- **INSTRUCTION**
Below is a listing. Return the lines from the one that contains "Write the TikZ code for this diagram." to the one that contains "(0,0) rectangle (506,1103);", both ends included, verbatim and with no pictures.

- **ENTRIES SUPPLIED**
--------------------------------
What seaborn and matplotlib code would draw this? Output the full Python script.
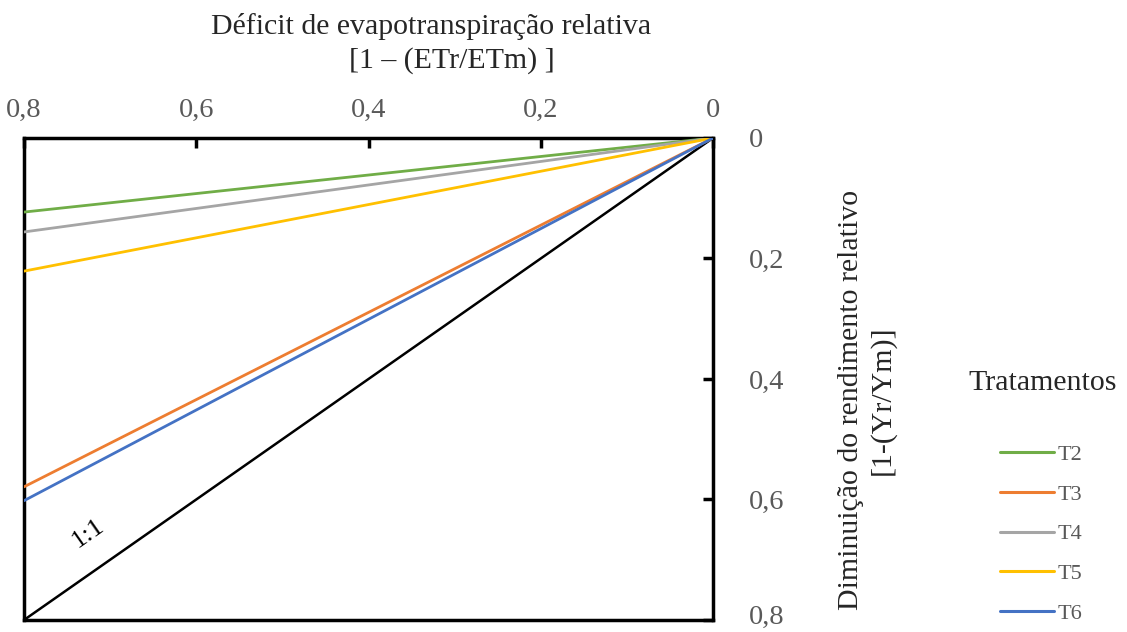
--------------------------------
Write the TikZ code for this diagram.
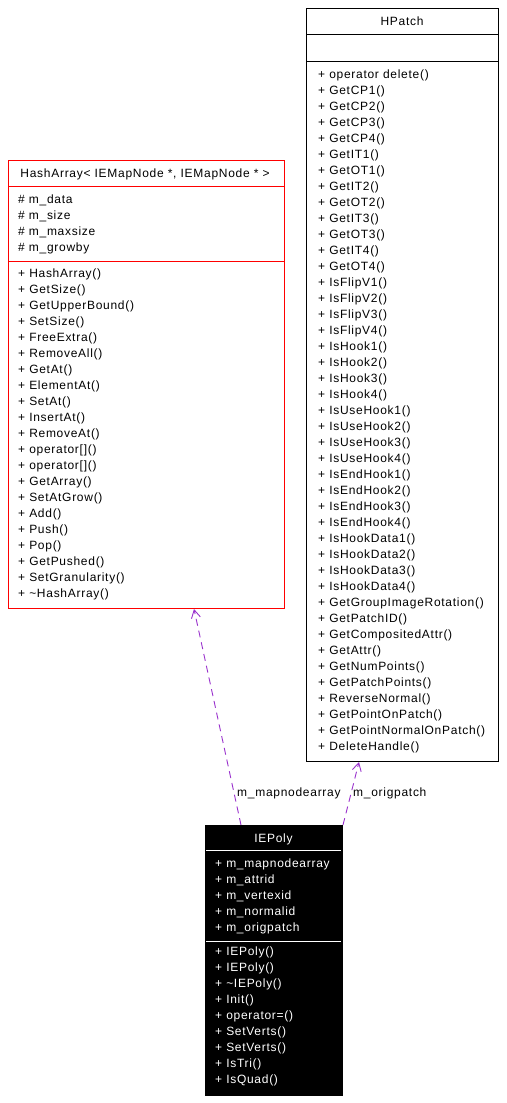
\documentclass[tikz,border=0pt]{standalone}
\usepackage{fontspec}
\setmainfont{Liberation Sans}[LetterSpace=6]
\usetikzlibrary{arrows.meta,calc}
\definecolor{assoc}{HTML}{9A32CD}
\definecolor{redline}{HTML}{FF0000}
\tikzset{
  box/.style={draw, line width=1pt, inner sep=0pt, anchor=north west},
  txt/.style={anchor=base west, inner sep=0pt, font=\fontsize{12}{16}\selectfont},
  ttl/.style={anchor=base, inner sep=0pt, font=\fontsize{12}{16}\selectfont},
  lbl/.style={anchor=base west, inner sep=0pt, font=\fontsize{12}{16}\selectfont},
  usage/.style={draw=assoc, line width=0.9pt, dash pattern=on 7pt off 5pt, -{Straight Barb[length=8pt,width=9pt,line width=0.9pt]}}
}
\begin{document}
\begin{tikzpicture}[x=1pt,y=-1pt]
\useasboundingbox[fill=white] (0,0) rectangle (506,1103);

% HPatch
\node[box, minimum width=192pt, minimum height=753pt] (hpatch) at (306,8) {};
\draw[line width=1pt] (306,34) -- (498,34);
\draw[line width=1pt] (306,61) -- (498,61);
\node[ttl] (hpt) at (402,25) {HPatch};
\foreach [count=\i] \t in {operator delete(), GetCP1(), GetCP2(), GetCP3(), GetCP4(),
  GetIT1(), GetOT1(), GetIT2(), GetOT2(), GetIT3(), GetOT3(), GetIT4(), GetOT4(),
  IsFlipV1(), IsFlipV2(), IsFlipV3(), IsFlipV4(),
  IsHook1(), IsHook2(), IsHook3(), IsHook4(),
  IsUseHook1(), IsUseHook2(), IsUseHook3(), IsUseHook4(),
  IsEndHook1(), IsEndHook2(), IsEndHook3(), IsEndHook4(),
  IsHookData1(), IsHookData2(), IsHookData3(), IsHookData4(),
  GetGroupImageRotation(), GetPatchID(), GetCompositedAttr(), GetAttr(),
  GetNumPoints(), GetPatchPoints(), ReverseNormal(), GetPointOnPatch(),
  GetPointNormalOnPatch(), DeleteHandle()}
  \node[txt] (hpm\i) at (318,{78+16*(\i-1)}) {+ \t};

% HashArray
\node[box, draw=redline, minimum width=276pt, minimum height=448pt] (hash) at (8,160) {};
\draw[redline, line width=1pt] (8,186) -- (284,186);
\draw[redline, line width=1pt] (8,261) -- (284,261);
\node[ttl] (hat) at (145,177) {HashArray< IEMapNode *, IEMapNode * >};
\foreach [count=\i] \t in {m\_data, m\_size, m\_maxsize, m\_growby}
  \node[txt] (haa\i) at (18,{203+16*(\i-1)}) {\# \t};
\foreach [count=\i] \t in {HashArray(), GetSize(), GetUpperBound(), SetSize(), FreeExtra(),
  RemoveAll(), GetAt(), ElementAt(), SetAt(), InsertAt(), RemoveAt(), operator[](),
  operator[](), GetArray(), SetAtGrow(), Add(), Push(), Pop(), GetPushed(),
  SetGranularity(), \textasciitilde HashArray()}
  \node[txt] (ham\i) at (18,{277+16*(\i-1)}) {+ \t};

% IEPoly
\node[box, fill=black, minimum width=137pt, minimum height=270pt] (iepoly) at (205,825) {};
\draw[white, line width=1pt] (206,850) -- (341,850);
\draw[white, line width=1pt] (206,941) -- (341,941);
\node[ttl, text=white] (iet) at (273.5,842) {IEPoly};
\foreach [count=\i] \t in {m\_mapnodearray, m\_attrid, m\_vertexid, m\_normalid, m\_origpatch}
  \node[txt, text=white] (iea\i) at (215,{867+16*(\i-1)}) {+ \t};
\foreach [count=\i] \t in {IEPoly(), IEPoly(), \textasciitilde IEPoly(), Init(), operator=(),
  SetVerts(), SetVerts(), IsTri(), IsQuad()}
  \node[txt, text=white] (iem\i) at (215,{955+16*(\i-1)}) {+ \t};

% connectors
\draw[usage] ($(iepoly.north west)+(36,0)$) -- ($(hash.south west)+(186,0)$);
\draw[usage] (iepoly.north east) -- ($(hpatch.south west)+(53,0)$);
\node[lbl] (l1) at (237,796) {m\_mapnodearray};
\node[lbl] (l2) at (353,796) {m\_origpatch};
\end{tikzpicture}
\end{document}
--------------------------------
- **WRITTEN ANSWER**
Write the TikZ code for this diagram.
\documentclass[tikz,border=0pt]{standalone}
\usepackage{fontspec}
\setmainfont{Liberation Sans}[LetterSpace=6]
\usetikzlibrary{arrows.meta,calc}
\definecolor{assoc}{HTML}{9A32CD}
\definecolor{redline}{HTML}{FF0000}
\tikzset{
  box/.style={draw, line width=1pt, inner sep=0pt, anchor=north west},
  txt/.style={anchor=base west, inner sep=0pt, font=\fontsize{12}{16}\selectfont},
  ttl/.style={anchor=base, inner sep=0pt, font=\fontsize{12}{16}\selectfont},
  lbl/.style={anchor=base west, inner sep=0pt, font=\fontsize{12}{16}\selectfont},
  usage/.style={draw=assoc, line width=0.9pt, dash pattern=on 7pt off 5pt, -{Straight Barb[length=8pt,width=9pt,line width=0.9pt]}}
}
\begin{document}
\begin{tikzpicture}[x=1pt,y=-1pt]
\useasboundingbox[fill=white] (0,0) rectangle (506,1103);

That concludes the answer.